Hoje, pelas quatro da tarde, no meu cólo adormeceste rumo a outra dimensão.  E eu fiquei mais pobre, muito mais pobre, porque um imenso pedaço de mim, do meu coração e da minha alma, também foi contigo.
Contei-te uma história. Falei-te do Jonas, da Teresa ... de mim ... e sussurrei-te que era injusto deixares-me por aqui ... tremenda deslealdade ... nem parece teu, Chico !!
  
Um dia talvez nos encontremos.  Acredito que vocês todos, os que foram adiante, hão-de esperar pelos que ficaram um pouco para trás.  Até é uma ideia esperançosa que me agrada e ajuda, nesta hora em que tudo é triste e escuro à minha volta ...
Havemos de fazer uma grande festa e eu prometo-te levar os "baguinhos" gulosos com que te aliciava quando queria que viesses atrás de mim ...  

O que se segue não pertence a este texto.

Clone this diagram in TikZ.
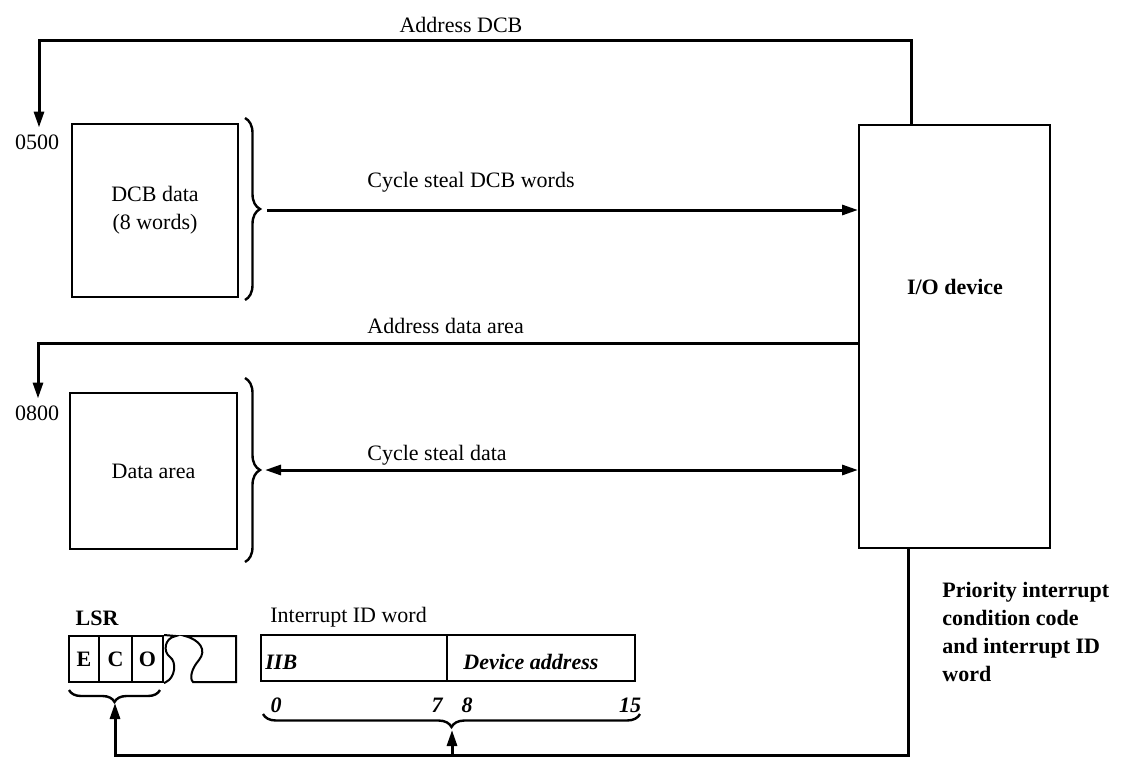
\documentclass[tikz,border=0pt]{standalone}
\usepackage{fontspec}
\setmainfont{Liberation Serif}
\usetikzlibrary{arrows.meta,decorations.pathreplacing}
\begin{document}
\begin{tikzpicture}[x=0.5pt, y=-0.5pt, >={Triangle[length=8pt,width=5pt]},
  font=\fontsize{11}{14}\selectfont,
  box/.style={draw, line width=1pt, inner sep=0pt},
  link/.style={line width=1.5pt},
  curly/.style={decorate, line width=1.2pt, decoration={brace, amplitude=#1}}]
\useasboundingbox (0,0) rectangle (1127,771);
% memory blocks
\node[box, minimum width=83pt, minimum height=86.5pt, align=center] (dcb) at (155,210.5) {DCB data\\(8 words)};
\node[box, minimum width=83.5pt, minimum height=78pt] (area) at (153.5,471) {Data area};
\node (a500) at (37,142) {0500};
\node (a800) at (37,413) {0800};
\node[box, minimum width=95.5pt, minimum height=211.5pt] (io) at (954.5,336.5) {};
\node[font=\fontsize{11}{14}\selectfont\bfseries] (iolbl) at (955,287) {I/O device};
% braces
\draw[curly=7.5pt] (245,118) -- (245,300);
\draw[curly=7.5pt] (245,378) -- (245,562);
\coordinate (tip1) at (267,210);
\coordinate (tip2) at (265,470);
% address lines
\coordinate (topR) at (911,40);
\coordinate (bendA) at (39,40);
\coordinate (bendB) at (38,343);
\draw[link,->] (io.north -| topR) -- (topR) -- (bendA) -- (bendA |- a500.north);
\draw[link,->] (io.west |- bendB) -- (bendB) -- (bendB |- a800.north);
\draw[link,->] (tip1) -- (tip1 -| io.west);
\draw[link,<->] (tip2) -- (tip2 -| io.west);
\node (lbladdr) at (461,25) {Address DCB};
\node[anchor=west, inner sep=0pt] (lblcsw) at (367,182) {Cycle steal DCB words};
\node[anchor=west, inner sep=0pt] (lblarea) at (367,326) {Address data area};
\node[anchor=west, inner sep=0pt] (lblcsd) at (367,455) {Cycle steal data};
% LSR register
\node[font=\fontsize{11}{14}\selectfont\bfseries] (lsr) at (97,618) {LSR};
\node[box, minimum width=15pt, minimum height=23pt, font=\fontsize{11}{14}\selectfont\bfseries] (e) at (84,659) {E};
\node[box, minimum width=16.5pt, minimum height=23pt, font=\fontsize{11}{14}\selectfont\bfseries] (c) at (115.5,659) {C};
\node[box, minimum width=15.5pt, minimum height=23pt, font=\fontsize{11}{14}\selectfont\bfseries] (o) at (147.5,659) {O};
\draw[line width=1pt] (o.north east) -- (176,636) .. controls (164,638) and (163,652) .. (170,657)
  .. controls (177,662) and (175,678) .. (166,682) -- (o.south east);
\draw[line width=1pt] (185,636) .. controls (200,640) and (207,650) .. (199,660)
  .. controls (192,668) and (189,678) .. (193,682) -- (236,682) -- (236,636) -- cycle;
\draw[curly=6pt] (160,690) -- (69,690);
\coordinate (lsrtip) at (115,703);
% interrupt ID word
\node[anchor=west, inner sep=0pt] (lblword) at (270,617) {Interrupt ID word};
\node[box, minimum width=93pt, minimum height=23pt] (iib) at (354,658) {};
\node[box, minimum width=94pt, minimum height=23pt] (dev) at (541,658) {};
\node[anchor=west, inner sep=0pt, font=\fontsize{11}{14}\selectfont\bfseries\itshape] (iibtxt) at (265,662) {IIB};
\node[anchor=west, inner sep=0pt, font=\fontsize{11}{14}\selectfont\bfseries\itshape] (devtxt) at (463,662) {Device address};
\foreach \n/\x in {0/276, 7/437, 8/467, 15/630}
  \node[font=\fontsize{11}{14}\selectfont\bfseries\itshape] (bit\n) at (\x,705) {\n};
\draw[curly=6.5pt] (640,714) -- (263,714);
\coordinate (wordtip) at (452,730);
% interrupt return path
\coordinate (botR) at (908,755);
\coordinate (botL) at (115,755);
\draw[link,->] (io.south -| botR) -- (botR) -- (botL) -- (lsrtip);
\draw[link,->] (wordtip |- botL) -- (wordtip);
\node[anchor=north west, inner sep=0pt, align=left, font=\fontsize{11}{14}\selectfont\bfseries] (prio) at (942,582) {Priority interrupt\\condition code\\and interrupt ID\\word};
\end{tikzpicture}
\end{document}
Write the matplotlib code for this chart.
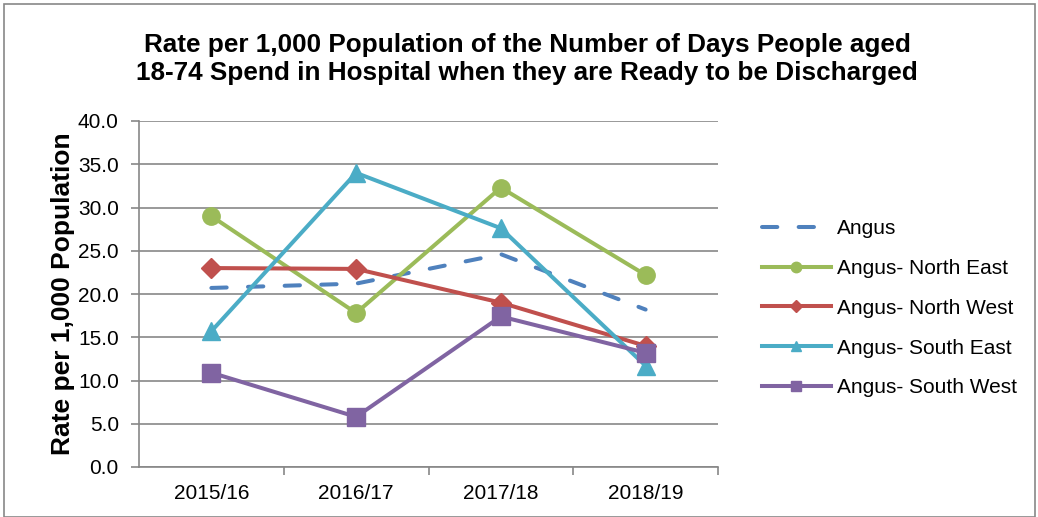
import matplotlib
matplotlib.use("Agg")
import matplotlib.pyplot as plt
from matplotlib.patches import Rectangle

categories = ["2015/16", "2016/17", "2017/18", "2018/19"]
angus = [20.7, 21.2, 24.6, 18.2]
north_east = [29.0, 17.8, 32.3, 22.2]
north_west = [23.0, 22.9, 19.0, 14.0]
south_east = [15.7, 34.0, 27.6, 11.7]
south_west = [10.9, 5.8, 17.4, 13.2]
series_names = ["Angus", "Angus- North East", "Angus- North West",
                "Angus- South East", "Angus- South West"]
y_ticks = [0, 5, 10, 15, 20, 25, 30, 35, 40]

plt.rcParams['font.family'] = ['Liberation Sans', 'DejaVu Sans']

fig = plt.figure(figsize=(10.38, 5.17), dpi=100)
ax = fig.add_axes([139/1038, 1-467/517, (718-139)/1038, (467-121)/517])

x = list(range(len(categories)))
lw = 2.9
ax.plot(x, angus, color="#4F81BD", lw=lw, ls=(0, (3.8, 5.3)), dash_capstyle='round',
        label=series_names[0], zorder=3)
ax.plot(x, north_east, color="#9BBB59", lw=lw, marker='o', ms=12.5,
        label=series_names[1], zorder=3)
ax.plot(x, north_west, color="#C0504D", lw=lw, marker='D', ms=10,
        label=series_names[2], zorder=3)
ax.plot(x, south_east, color="#4BACC6", lw=lw, marker='^', ms=13,
        label=series_names[3], zorder=3)
ax.plot(x, south_west, color="#8064A2", lw=lw, marker='s', ms=12.5,
        label=series_names[4], zorder=4)

ax.set_xlim(-0.5, 3.5)
ax.set_ylim(0, 40)
ax.set_yticks(y_ticks)
ax.set_yticklabels([f"{v:.1f}" for v in y_ticks], fontsize=15)
ax.set_xticks(x)
ax.set_xticklabels(categories, fontsize=15)
ax.set_xticks([0.5, 1.5, 2.5, 3.5], minor=True)
ax.tick_params(axis='x', which='major', length=0, pad=12)
ax.tick_params(axis='x', which='minor', length=6, color="#878787", width=1.2)
ax.tick_params(axis='y', which='major', length=6, color="#878787", width=1.2, pad=8.5)
ax.yaxis.grid(True, color="#878787", lw=1.2)
ax.set_axisbelow(True)
for s in ['top', 'right']:
    ax.spines[s].set_visible(False)
for s in ['left', 'bottom']:
    ax.spines[s].set_color("#878787")
    ax.spines[s].set_linewidth(1.2)

ax.set_ylabel("Rate per 1,000 Population", fontsize=19, fontweight='bold')
ax.yaxis.set_label_coords((75.5-139)/579, 0.5)

fig.text(527/1038, 1-59/517,
         "Rate per 1,000 Population of the Number of Days People aged\n18-74 Spend in Hospital when they are Ready to be Discharged",
         ha='center', va='center', fontsize=18.8, fontweight='bold', linespacing=1.25)

leg = ax.legend(loc='upper left', bbox_to_anchor=((762-139)/579, (467-219)/346),
                frameon=False, fontsize=15, handlelength=3.3, markerscale=0.6,
                labelspacing=1.0, handletextpad=0.3, borderaxespad=0, borderpad=0)

fig.patches.append(Rectangle((4/1038, 0), 1 - 7/1038, 1 - 4/517, transform=fig.transFigure,
                             fill=False, edgecolor="#878787", lw=1.2))

fig.savefig("out.png", dpi=100)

Adeus Chico, obrigada por teres iluminado o meu caminho.  Sem ti, nunca nada mais vai ser igual !
Onde estarás agora ?  Será que nos vês daí donde estás ?  Já estou cheia de saudades ...
Descansa em paz !

Anamar

2 comentários:

Anónimo disse...

Está vivo na memória das gentes, que com ele privaram, não tenho qualquer dúvida.
Era um Senhor Gato, grande, muito bonito, muito sociável, ternurento e muito meigo.
Os animais de companhia, são uma companhia inestimável e muito melhores que muitos seres humanos.
As minhas Condolências
Jonas

anamar disse...

Obrigada.
Tu conheceste-o bem, creio. Deixou um vazio sem tamanho na minha vida !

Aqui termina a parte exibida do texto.